With the entry of Ocampo and Maza into the NP, the party now has a full Senate slate and could count on the approximately three-million vote base of the militant groups that make up the Makabayan coalition.
The militants, in turn, could count on the backing of a national party with enough logistics to mount a national campaign.
Ocampo said he and Maza had not decided to support any other senatorial candidates of the NP.
“As of now we are not saying anything beyond this announcement of mutual adoption,” Ocampo said, although he added that he was willing to talk to the other candidates to work out common causes.
In a festive gathering at Quezon City Sports Club Monday, Villar, Legarda, Ocampo and Maza appeared together on stage to sing each other’s praises.
Villar said the partnership with the militants did not come easily, but in the end they both found out that their causes and objectives were not that different. He also said he was “extremely happy” with the development.
“If you can’t understand why we teamed up with Makabayan, you don’t understand what the Nacionalista Party is fighting for,” Villar said.

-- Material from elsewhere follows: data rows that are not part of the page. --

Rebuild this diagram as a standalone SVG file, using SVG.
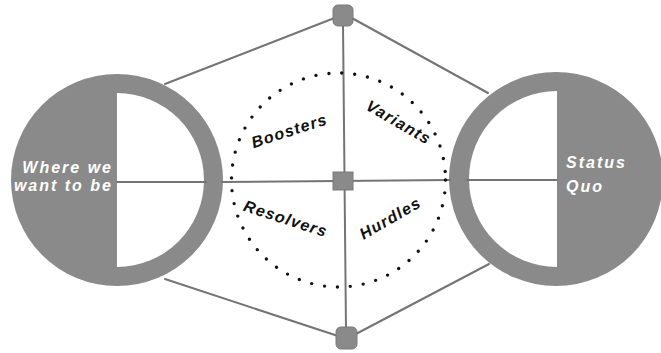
<svg xmlns="http://www.w3.org/2000/svg" width="661" height="353" viewBox="0 0 661 353">
<style>
.ring{fill:#8a8a8a}
.hole{fill:#ffffff}
.conn{stroke:#747474;stroke-width:2;fill:none;stroke-linecap:round}
.node{fill:#8a8a8a;stroke:#7a7a7a;stroke-width:1}
.dots{fill:none;stroke:#111;stroke-width:3.4;stroke-linecap:round;stroke-dasharray:0 13}
.lbl{font-family:"Liberation Sans",Arial,sans-serif;font-weight:bold;font-style:italic;font-size:16px;fill:#111;letter-spacing:1.2px}
.wlbl{font-family:"Liberation Sans",Arial,sans-serif;font-weight:bold;font-style:italic;font-size:16px;fill:#ffffff;letter-spacing:2px}
</style>
<rect width="661" height="353" fill="#ffffff"/>
<g id="connectors">
<line class="conn" x1="165" y1="84" x2="337" y2="17"/>
<line class="conn" x1="350" y1="17" x2="488" y2="93"/>
<line class="conn" x1="165" y1="279" x2="338" y2="336"/>
<line class="conn" x1="354" y1="335" x2="489" y2="264"/>
<line class="conn" x1="343" y1="24" x2="346" y2="330"/>
</g>
<g id="where-we-want-to-be">
<circle class="ring" cx="117" cy="180" r="106"/>
<path class="hole" d="M117,93 A87,87 0 0 1 117,267 Z"/>
<text class="wlbl" x="113" y="173" text-anchor="end">Where we</text>
<text class="wlbl" x="113" y="191" text-anchor="end">want to be</text>
</g>
<g id="status-quo">
<circle class="ring" cx="556" cy="179" r="107"/>
<path class="hole" d="M557,91 A88,88 0 0 0 557,267 Z"/>
<text class="wlbl" x="566" y="168">Status</text>
<text class="wlbl" x="566" y="192">Quo</text>
</g>
<g id="horizontal-connector">
<line class="conn" x1="117" y1="182" x2="206" y2="182"/>
<line class="conn" x1="222" y1="182" x2="450" y2="180"/>
<line class="conn" x1="467" y1="180" x2="557" y2="180"/>
</g>
<g id="forces">
<circle class="dots" cx="338.5" cy="180" r="107"/>
<text class="lbl" transform="translate(291,136) rotate(-18)" text-anchor="middle">Boosters</text>
<text class="lbl" transform="translate(396,127) rotate(30)" text-anchor="middle">Variants</text>
<text class="lbl" transform="translate(284,224) rotate(18)" text-anchor="middle">Resolvers</text>
<text class="lbl" transform="translate(393,223) rotate(-30)" text-anchor="middle">Hurdles</text>
</g>
<g id="top-node">
<rect class="node" x="333" y="5" width="20" height="21" rx="5"/>
</g>
<g id="center-node">
<rect class="node" x="333" y="172" width="20" height="18"/>
</g>
<g id="bottom-node">
<rect class="node" x="336" y="327" width="21" height="22" rx="5"/>
</g>
</svg>
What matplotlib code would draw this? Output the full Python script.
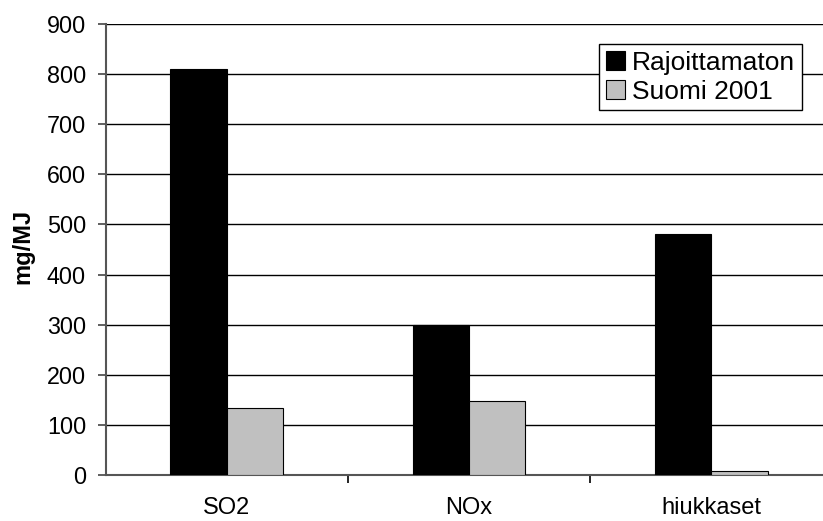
import matplotlib
matplotlib.use("Agg")
import matplotlib.pyplot as plt
import numpy as np

plt.rcParams['font.family'] = ['Liberation Sans', 'DejaVu Sans']

categories = ["SO2", "NOx", "hiukkaset"]
rajoittamaton = [810, 300, 480]
suomi_2001 = [133, 147, 7]
series_names = ["Rajoittamaton", "Suomi 2001"]
y_ticks = [0, 100, 200, 300, 400, 500, 600, 700, 800, 900]

fig = plt.figure(figsize=(8.23, 5.21), dpi=100)
ax = fig.add_axes([105.5 / 823, 46 / 521, 727 / 823, 451 / 521])

x = np.arange(len(categories))
w = 0.232
ax.bar(x - w / 2, rajoittamaton, w, color="black", edgecolor="black", linewidth=0.8,
       label=series_names[0], zorder=3)
ax.bar(x + w / 2, suomi_2001, w, color="#C0C0C0", edgecolor="black", linewidth=0.8,
       label=series_names[1], zorder=3)

ax.set_xlim(-0.5, 2.5)
ax.set_ylim(0, 900)
ax.set_yticks(y_ticks)
ax.yaxis.grid(True, color="black", linewidth=1.0, zorder=0)
ax.set_axisbelow(True)

ax.set_xticks(x)
ax.set_xticklabels(categories)
ax.set_xticks([0.5, 1.5], minor=True)
ax.tick_params(axis="x", which="major", length=0, pad=16, labelsize=17)
ax.tick_params(axis="x", which="minor", length=6, width=1.2, color="black")
ax.tick_params(axis="y", length=6, width=1.2, color="#444444", pad=8, labelsize=16.8)

for s in ["top", "right"]:
    ax.spines[s].set_visible(False)
ax.spines["left"].set_color("#555555")
ax.spines["left"].set_linewidth(1.5)
ax.spines["bottom"].set_color("#555555")
ax.spines["bottom"].set_linewidth(1.5)

fig.text(23 / 823, 1 - 246 / 521, "mg/MJ", rotation=90, ha="center", va="center",
         fontsize=17, fontweight="bold")

leg = ax.legend(loc="upper left", bbox_to_anchor=(599 / 823, 1 - 44 / 521),
                bbox_transform=fig.transFigure, fontsize=19, frameon=True,
                fancybox=False, framealpha=1, edgecolor="black",
                handlelength=0.75, handleheight=0.75, handletextpad=0.25,
                borderpad=0.25, labelspacing=0.2, borderaxespad=0)
leg.get_frame().set_linewidth(1.0)

fig.savefig("out.png", dpi=100)
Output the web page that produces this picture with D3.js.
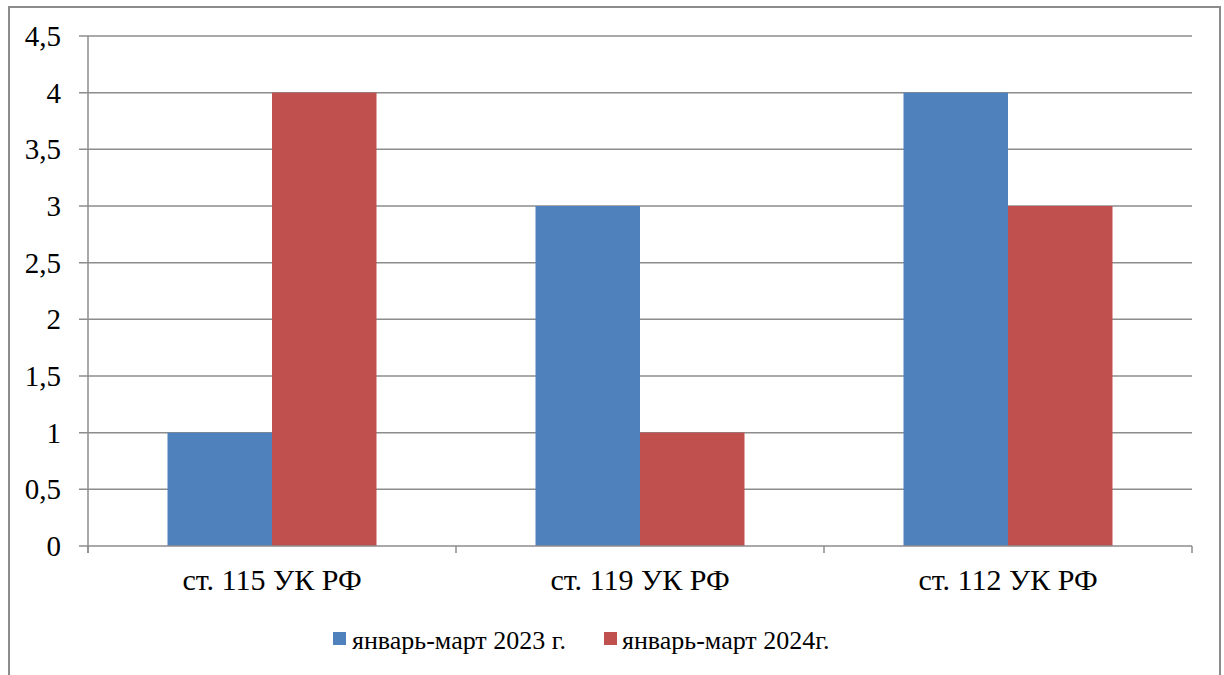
<!DOCTYPE html>
<html><head><meta charset="utf-8">
<script src="https://cdn.jsdelivr.net/npm/d3@7"></script>
<style>body{margin:0;background:#fff}svg{display:block}</style>
</head><body>
<svg id="c" width="1224" height="675"></svg>
<script>
const categories = ["ст. 115 УК РФ", "ст. 119 УК РФ", "ст. 112 УК РФ"];
const seriesNames = ["январь-март 2023 г.", "январь-март 2024г."];
const values2023 = [1, 3, 4];
const values2024 = [4, 1, 3];
const yTicks = [0, 0.5, 1, 1.5, 2, 2.5, 3, 3.5, 4, 4.5];
const yTickLabels = ["0", "0,5", "1", "1,5", "2", "2,5", "3", "3,5", "4", "4,5"];
const colors = ["#4F81BD", "#C0504D"];

(function(){
const svg = d3.select("#c");
const grey = "#8c8c8c";
const FONT = '"Liberation Serif", "Times New Roman", serif';

// frame
svg.append("path").attr("d", "M9,680 V7 H1220 V680").attr("fill","none").attr("stroke",grey).attr("stroke-width",2);

const pl = 88, pr = 1192, pt = 36, pb = 546;
const x = d3.scaleBand().domain(categories).range([pl, pr]).paddingInner(0).paddingOuter(0);
const y = d3.scaleLinear().domain([0, 4.5]).range([pb, pt]);
const groupW = 209;

// gridlines
svg.append("g").selectAll("line").data(yTicks.filter(d=>d>0)).join("line")
  .attr("x1", pl - 9).attr("x2", pr).attr("y1", d=>y(d)).attr("y2", d=>y(d))
  .attr("stroke", grey).attr("stroke-width", 1.5);

// bars
const data = [values2023, values2024];
const g = svg.append("g");
categories.forEach((c, i) => {
  const gx = x(c) + (x.bandwidth() - groupW) / 2;
  const bx = d3.scaleBand().domain([0,1]).range([gx, gx + groupW]);
  data.forEach((vals, s) => {
    g.append("rect").attr("x", bx(s)).attr("width", bx.bandwidth())
      .attr("y", y(vals[i])).attr("height", y(0) - y(vals[i])).attr("fill", colors[s]);
  });
});

// axes lines
svg.append("line").attr("x1", pl).attr("x2", pl).attr("y1", pt).attr("y2", pb + 7).attr("stroke", grey).attr("stroke-width", 1.5);
svg.append("line").attr("x1", pl - 9).attr("x2", pr).attr("y1", pb).attr("y2", pb).attr("stroke", grey).attr("stroke-width", 1.5);
const catTicks = categories.map(c => x(c)).concat([pr]);
svg.append("g").selectAll("line").data(catTicks).join("line")
  .attr("x1", d=>d).attr("x2", d=>d).attr("y1", pb).attr("y2", pb + 7)
  .attr("stroke", grey).attr("stroke-width", 1.5);

// y labels
svg.append("g").selectAll("text").data(yTicks).join("text")
  .attr("x", 61).attr("y", d => y(d) + 10).attr("text-anchor", "end")
  .attr("font-family", "Liberation Serif")
  .style("font-family", FONT).style("font-size", "29px").attr("fill", "#000")
  .text((d, i) => yTickLabels[i]);

// x labels
svg.append("g").selectAll("text").data(categories).join("text")
  .attr("x", d => x(d) + x.bandwidth()/2).attr("y", 590).attr("text-anchor", "middle")
  .style("font-family", FONT).style("font-size", "30px").attr("fill", "#000").text(d => d);

// legend
const legX = [333, 604];
const legT = [352, 622];
seriesNames.forEach((n, s) => {
  svg.append("rect").attr("x", legX[s]).attr("y", 632).attr("width", 13).attr("height", 13).attr("fill", colors[s]);
  svg.append("text").attr("x", legT[s]).attr("y", 649)
    .style("font-family", FONT).style("font-size", "26px").attr("fill", "#000").text(n);
});
})();
</script>
</body></html>
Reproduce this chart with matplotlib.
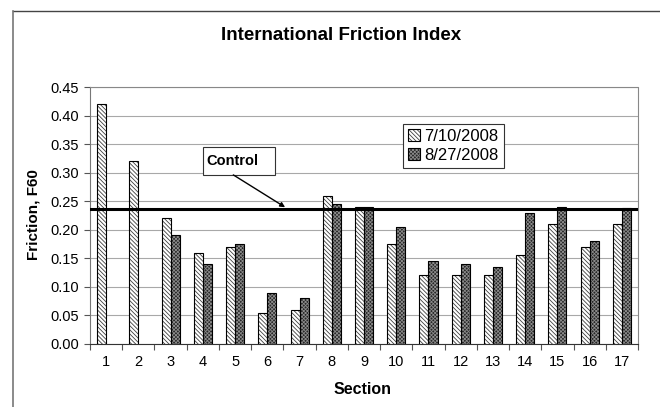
import numpy as np
import matplotlib
matplotlib.use("Agg")
import matplotlib.pyplot as plt
from matplotlib.patches import Rectangle
from matplotlib.lines import Line2D
from matplotlib.legend_handler import HandlerTuple

plt.rcParams['font.family'] = ['Liberation Sans', 'DejaVu Sans']
plt.rcParams['hatch.linewidth'] = 0.6

# F60 friction by test section, two survey dates
sections = list(range(1, 18))
f60_jul = [0.42, 0.32, 0.22, 0.16, 0.17, 0.055, 0.06, 0.26, 0.24, 0.175,
           0.12, 0.12, 0.12, 0.155, 0.21, 0.17, 0.21]
f60_aug = [None, None, 0.19, 0.14, 0.175, 0.09, 0.08, 0.245, 0.24, 0.205,
           0.145, 0.14, 0.135, 0.23, 0.24, 0.18, 0.238]
control_f60 = 0.236
labels = ["7/10/2008", "8/27/2008"]

fig = plt.figure(figsize=(6.6, 4.07), dpi=100)
ax = fig.add_axes([0.1364, 0.1548, 0.8303, 0.6314])

x = np.array(sections, dtype=float)
w = 0.28

# first date: white with fine diagonal hatching
a_fill = ax.bar(x - w / 2, f60_jul, w, color='white', edgecolor='#404040',
                linewidth=0, hatch='\\' * 8, zorder=3)
a_edge = ax.bar(x - w / 2, f60_jul, w, facecolor='none', edgecolor='black',
                linewidth=0.8, zorder=4)

# second date: dark speckled fill, sections 1-2 not measured
xb = [s + w / 2 for s, v in zip(sections, f60_aug) if v is not None]
vb = [v for v in f60_aug if v is not None]
b_fill = ax.bar(xb, vb, w, color='#262626', edgecolor='#8a8a8a',
                linewidth=0, hatch='x' * 9, zorder=3)
b_edge = ax.bar(xb, vb, w, facecolor='none', edgecolor='black',
                linewidth=0.8, zorder=4)

# control level
ax.axhline(control_f60, color='black', linewidth=2.2, zorder=5)

ax.set_xlim(0.5, 17.5)
ax.set_ylim(0, 0.45)
ax.set_yticks(np.arange(0, 0.451, 0.05))
ax.yaxis.set_major_formatter(plt.FormatStrFormatter('%.2f'))
ax.set_xticks(sections)
ax.set_xticks(np.arange(0.5, 17.6, 1.0), minor=True)
ax.tick_params(axis='x', which='major', length=0, pad=8, labelsize=10.5)
ax.tick_params(axis='x', which='minor', length=4, width=0.8, color='#555555')
ax.tick_params(axis='y', length=4, width=0.8, pad=4, labelsize=10.5,
               color='#555555')

ax.yaxis.grid(True, color='#a8a8a8', linewidth=0.8, zorder=0)
ax.set_axisbelow(True)

for side in ('top', 'right'):
    ax.spines[side].set_linestyle((0, (1, 1)))
    ax.spines[side].set_color('#888888')
    ax.spines[side].set_linewidth(0.8)
ax.spines['left'].set_color('#777777')
ax.spines['left'].set_linewidth(0.8)
ax.spines['bottom'].set_color('#333333')
ax.spines['bottom'].set_linewidth(0.8)

ax.set_xlabel('Section', fontsize=11.5, fontweight='bold', va='center')
ax.xaxis.set_label_coords(0.498, -0.179)
ax.set_ylabel('Friction, F60', fontsize=11, fontweight='bold', va='center')
ax.yaxis.set_label_coords(-0.104, 0.502)

leg = ax.legend([(a_fill, a_edge), (b_fill, b_edge)], labels,
                handler_map={tuple: HandlerTuple(ndivide=1)},
                loc='upper left', bbox_to_anchor=(0.571, 0.857),
                borderaxespad=0, fontsize=12, frameon=True, fancybox=False,
                framealpha=1, edgecolor='#333333', handlelength=0.7,
                handleheight=0.7, handletextpad=0.3, borderpad=0.3,
                labelspacing=0.25)
leg.get_frame().set_linewidth(0.8)
leg.set_zorder(6)

# "Control" callout box and pointer
ax.add_patch(Rectangle((0.2057, 0.658), 0.132, 0.107, transform=ax.transAxes,
                       facecolor='white', edgecolor='#333333', linewidth=0.8,
                       zorder=6, clip_on=False))
ax.text(0.212, 0.713, 'Control', transform=ax.transAxes, fontsize=10.5,
        fontweight='bold', ha='left', va='center', zorder=7)
ax.annotate('', xy=(0.356, 0.2395), xycoords=('axes fraction', 'data'),
            xytext=(0.2615, 0.658), textcoords='axes fraction',
            arrowprops=dict(arrowstyle='-|>', color='black', lw=1,
                            mutation_scale=7, shrinkA=0, shrinkB=0),
            zorder=7)

fig.text(0.5167, 1 - 35 / 407, 'International Friction Index', fontsize=13.5,
         fontweight='bold', ha='center', va='center')

# outer chart frame (top and left edges)
fig.add_artist(Line2D([12.5 / 660, 1.0], [1 - 11 / 407, 1 - 11 / 407],
                      transform=fig.transFigure, color='#444444', linewidth=1))
fig.add_artist(Line2D([12.5 / 660, 12.5 / 660], [0.0, 1 - 11 / 407],
                      transform=fig.transFigure, color='#777777', linewidth=1.2))

fig.savefig('out.png', dpi=100)
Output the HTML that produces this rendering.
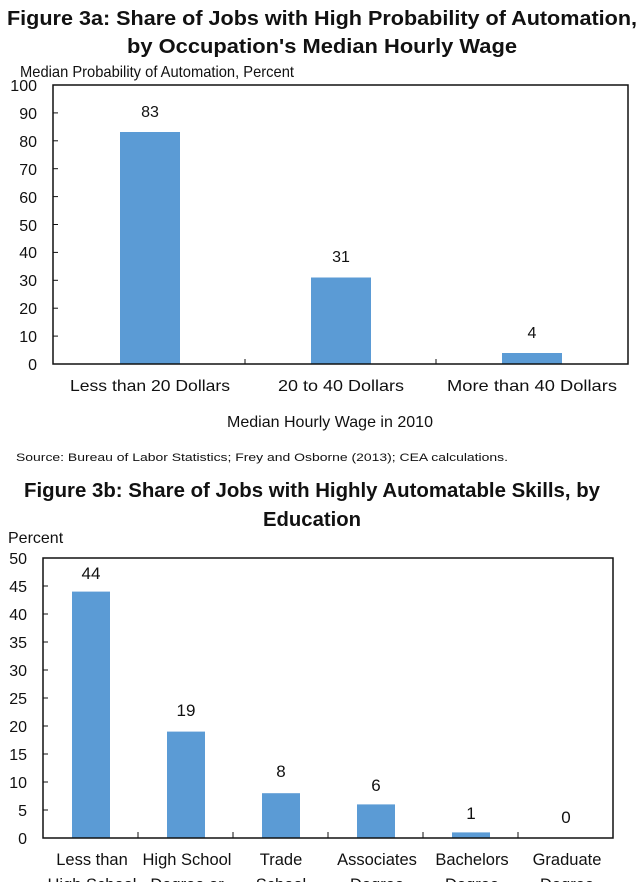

Legarda said it was time for the organized Left to join politics on a national scale.
Ocampo said that among the presidential aspirants he and Maza had talked with, Villar and Legarda’s platform was the one that meshed well with their own objectives.
Compensation for victims
In a joint statement, Ocampo and Maza said the common programs they had agreed on with the NP include compensation for martial law victims.
“Common to our platforms are the following major concerns: … giving justice and compensation to the victims of human rights abuses from the regime of martial law to the present government and the immediate implementation of the recommendations of UN Special Rapporteur on Extrajudicial Killings Philip Alston,” they said.
Villar, in his own statement, mentioned the same. “Justice and indemnification will be provided to the victims of human rights abuses under the martial law regime as well as under succeeding governments,” he said.
Their other common platforms include the review and renegotiation of the Visiting Forces Agreement (VFA), the holding of President Gloria Macapagal-Arroyo accountable for corruption and plunder, electoral fraud, human rights violations and other crimes; and the strengthening of agrarian reform through a comprehensive and effective land distribution program, as well as providing debt relief for farmer-beneficiaries.
Marcos thanked Villar for including him and Ocampo in the party’s senatorial slate. “It was a good idea of Sen. Manny Villar to be inclusive rather than exclusive. And this is a continuing process and a necessary process if you are really going to find solutions to the problems we have,” Marcos said.
He pointed out that Ocampo and Maza were already being considered as part of the NP senatorial slate even before it was suggested that he join the slate.